What you'll learn:
- Explain how to make capital budgeting decisions
- Discuss the common scenarios related to capital budgeting decisions
- Calculate the net present value (NPV) for a capital budgeting decision
- Calculate the internal rate of return (IRR) for a capital budgeting decision
- Calculate the payback period for a capital budgeting decision
- Calculate the modified internal rate of return (MIRR)
- Compare capital budgeting projects
This course will show how to make capital budgeting decisions from a corporate finance perspective.
We will include many example problems, both in the format of presentations and Excel worksheet problems. The Excel worksheet presentations will include a downloadable Excel workbook with at least two tabs, one with the answer, the second with a preformatted worksheet that can be completed in a step-by-step process along with the instructional videos.
Capital budgeting decisions involve planning for projects and future cash flows extending more then one year into the future. The common example of a capital budgeting decision is the decision to purchase a large piece of equipment that will impact future cash flow for multiple years.
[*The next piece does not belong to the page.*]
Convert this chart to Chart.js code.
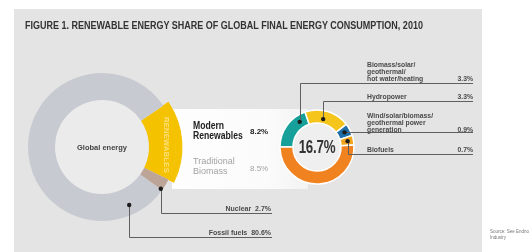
<!DOCTYPE html>
<html><head><meta charset="utf-8">
<script src="https://cdn.jsdelivr.net/npm/chart.js@4.4.0/dist/chart.umd.min.js"></script>
<style>
html,body{margin:0;padding:0;width:529px;height:252px;overflow:hidden;background:#fff;position:relative;}
#panel{position:absolute;left:14px;top:9px;width:468px;height:243px;background:#e4e4e4;}
#band{position:absolute;left:172px;top:109px;width:136px;height:80px;background:linear-gradient(to right,rgba(255,255,255,0.97),rgba(255,255,255,0.85) 70%,rgba(255,255,255,0.55));}
canvas{position:absolute;left:0;top:0;}
.t{position:absolute;font-family:"Liberation Sans","DejaVu Sans",sans-serif;white-space:nowrap;color:#3a3a3a;}
.title{left:25px;top:20px;font-size:10px;font-weight:bold;color:#333;transform:scaleX(0.9);transform-origin:0 0;}
.rl{font-size:6.8px;line-height:7px;font-weight:bold;color:#4a4a4a;}
.rv{font-size:6.8px;line-height:7px;font-weight:bold;color:#4a4a4a;text-align:right;}
.ll{font-size:7px;line-height:7px;font-weight:bold;color:#4a4a4a;text-align:right;}
.mid{font-size:10.5px;line-height:10px;font-weight:bold;color:#222;transform:scaleX(0.82);transform-origin:0 0;}
.midv{font-size:8px;font-weight:bold;color:#222;}
.mid2{font-size:9px;line-height:9.5px;color:#a3a3a3;}
.midv2{font-size:8px;color:#a3a3a3;}
.center{font-size:19px;font-weight:bold;color:#333;text-align:center;width:60px;transform:scaleX(0.7);transform-origin:50% 0;letter-spacing:-0.3px;}
.gl{font-size:7.5px;font-weight:bold;color:#444;text-align:center;width:80px;}
.vert{left:136px;top:141px;width:60px;text-align:center;font-size:7.5px;line-height:8px;font-weight:bold;color:#fbe17c;transform:rotate(90deg);transform-origin:50% 50%;letter-spacing:0.3px;}
.src{left:490px;top:229px;font-size:4.5px;line-height:6px;color:#777;}
</style></head>
<body>
<div id="panel"></div>
<div id="band"></div>
<canvas id="big" width="529" height="252"></canvas>
<canvas id="small" width="529" height="252"></canvas>
<div id="labels"></div>
<script>
// ---- data ----
const titleText = 'FIGURE 1. RENEWABLE ENERGY SHARE OF GLOBAL FINAL ENERGY CONSUMPTION, 2010';
const globalCategories = ['Renewables', 'Nuclear', 'Fossil fuels'];
const globalValues = [16.7, 2.7, 80.6];
const renewableCategories = ['Biomass/solar/geothermal hot water/heating', 'Hydropower', 'Wind/solar/biomass/geothermal power generation', 'Biofuels', 'Traditional Biomass'];
const renewableValues = [3.3, 3.3, 0.9, 0.7, 8.5];
const renewableLabelLines = [['Biomass/solar/', 'geothermal/', 'hot water/heating'], ['Hydropower'], ['Wind/solar/biomass/', 'geothermal power', 'generation'], ['Biofuels']];
const splitCategories = ['Modern Renewables', 'Traditional Biomass'];
const splitValues = [8.2, 8.5];
const renewableTotal = 16.7;
const sourceLines = ['Source: See Endnote 1', 'Industry'];

// ---- styles ----
const globalColors = ['#f5c200', '#bca497', '#c7cad1'];
const renewableColors = ['#17a099', '#f6c51c', '#1f6ea8', '#f2a51b', '#f0821f'];
const fmt = v => v.toFixed(1) + '%';

const leaderPlugin = {
  id: 'leaders',
  beforeDatasetsDraw(chart, args, opts) {
    const a = chart.getDatasetMeta(opts.ringIndex).data[0];
    const ctx = chart.ctx;
    ctx.save();
    ctx.fillStyle = opts.holeColor;
    ctx.beginPath(); ctx.arc(a.x, a.y, a.innerRadius, 0, Math.PI * 2); ctx.fill();
    ctx.restore();
  },
  afterDatasetsDraw(chart, args, opts) {
    const meta = chart.getDatasetMeta(opts.ringIndex);
    const ctx = chart.ctx;
    ctx.save();
    opts.anchors.forEach(an => {
      const p = meta.data[an.index].getProps(['x', 'y', 'startAngle', 'endAngle', 'innerRadius', 'outerRadius'], true);
      const ang = p.startAngle + (p.endAngle - p.startAngle) * an.a;
      const r = p.innerRadius + (p.outerRadius - p.innerRadius) * an.r;
      const x = p.x + Math.cos(ang) * r, y = p.y + Math.sin(ang) * r;
      const lx = Math.round(x) + 0.5;
      ctx.strokeStyle = '#5f5f5f'; ctx.lineWidth = 1;
      ctx.beginPath();
      if (an.turnY !== undefined) {
        ctx.moveTo(lx, y); ctx.lineTo(lx, an.turnY + 0.5); ctx.lineTo(an.endX, an.turnY + 0.5);
      } else {
        const ly = Math.round(y) + 0.5;
        ctx.moveTo(x, ly); ctx.lineTo(an.endX, ly);
      }
      ctx.stroke();
      ctx.fillStyle = '#1c1c1c';
      ctx.beginPath(); ctx.arc(x, y, 2.2, 0, Math.PI * 2); ctx.fill();
    });
    ctx.restore();
  }
};

const common = {
  responsive: false, animation: false, events: [],
  plugins: { legend: { display: false }, tooltip: { enabled: false } }
};

new Chart(document.getElementById('big'), {
  type: 'doughnut',
  data: {
    labels: globalCategories,
    datasets: [
      { data: globalValues, backgroundColor: [globalColors[0], 'rgba(0,0,0,0)', 'rgba(0,0,0,0)'], borderColor: [globalColors[0], 'rgba(0,0,0,0)', 'rgba(0,0,0,0)'], borderWidth: 1, hoverOffset: 0, hoverBorderWidth: 0, weight: 6 },
      { data: globalValues, backgroundColor: globalColors, borderWidth: 0, hoverOffset: 0, hoverBorderWidth: 0, weight: 27 }
    ]
  },
  options: Object.assign({}, common, {
    rotation: 56, cutout: '58.75%',
    layout: { padding: { left: 21.5, top: 66.5, right: 346.5, bottom: 24.5 } },
    plugins: Object.assign({}, common.plugins, {
      leaders: { ringIndex: 1, holeColor: '#ebebeb', anchors: [
        { index: 1, a: 0.95, r: 0.93, turnY: 213, endX: 272 },
        { index: 2, a: 0.1, r: 0.63, turnY: 237, endX: 272 }
      ] }
    })
  }),
  plugins: [leaderPlugin]
});

new Chart(document.getElementById('small'), {
  type: 'doughnut',
  data: {
    labels: renewableCategories,
    datasets: [{ data: renewableValues, backgroundColor: renewableColors, borderColor: '#ffffff', borderWidth: 1.5, hoverOffset: 0, hoverBorderWidth: 0 }]
  },
  options: Object.assign({}, common, {
    rotation: -90, cutout: '65%',
    layout: { padding: { left: 279.25, top: 109.25, right: 174.25, bottom: 67.25 } },
    plugins: Object.assign({}, common.plugins, {
      leaders: { ringIndex: 0, holeColor: '#efefef', anchors: [
        { index: 0, a: 0.78, r: 0.5, turnY: 83, endX: 473 },
        { index: 1, a: 0.44, r: 0.35, turnY: 101, endX: 473 },
        { index: 2, a: 0.5, r: 0.55, endX: 473 },
        { index: 3, a: 0.5, r: 0.55, turnY: 154, endX: 473 }
      ] }
    })
  }),
  plugins: [leaderPlugin]
});

// ---- text ----
const L = document.getElementById('labels');
function add(cls, html, style) {
  const d = document.createElement('div');
  d.className = 't ' + cls; d.innerHTML = html;
  Object.assign(d.style, style); L.appendChild(d); return d;
}
add('title', titleText, {});
add('gl', 'Global energy', { left: '62px', top: '143px' });
add('vert', globalCategories[0].toUpperCase(), {});
add('center', fmt(renewableTotal), { left: '287px', top: '136px' });
const lineYs = [83, 101, 134, 154];
renewableLabelLines.forEach((lines, i) => {
  add('rl', lines.join('<br>'), { left: '367px', bottom: (252 - lineYs[i] + 1) + 'px' });
  add('rv', fmt(renewableValues[i]), { right: '56px', bottom: (252 - lineYs[i] + 1) + 'px' });
});
add('ll', globalCategories[1] + '&nbsp;&nbsp;' + fmt(globalValues[1]), { right: '258px', bottom: (252 - 213 + 1) + 'px' });
add('ll', globalCategories[2] + '&nbsp;&nbsp;' + fmt(globalValues[2]), { right: '258px', bottom: (252 - 237 + 1) + 'px' });
add('mid', 'Modern<br>Renewables', { left: '193px', top: '120px' });
add('midv', fmt(splitValues[0]), { left: '250px', top: '127px' });
add('mid2', 'Traditional<br>Biomass', { left: '193px', top: '157px' });
add('midv2', fmt(splitValues[1]), { left: '250px', top: '164px' });
add('src', sourceLines.join('<br>'), {});
</script>
</body></html>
The typical format of a capital budgeting decision often includes a cash out flow a time period zero, resulting in cash inflows, or reduced outflows due to increase efficiencies, over multiple years.
Because capital budgeting decisions impact cash flows for multiple years, time value of money concepts are used, including present value of one calculations and present value of annuity calculations.
The primary tools used in capital budgeting decisions are the net present value calculation (NPV) and the internal rate of return calculation (IRR). Both of these tools utilize time value of money concepts, and we will spend a lot of time with them.
We will also discuss the payback period calculation and the modified internal rate of return or (MIRR).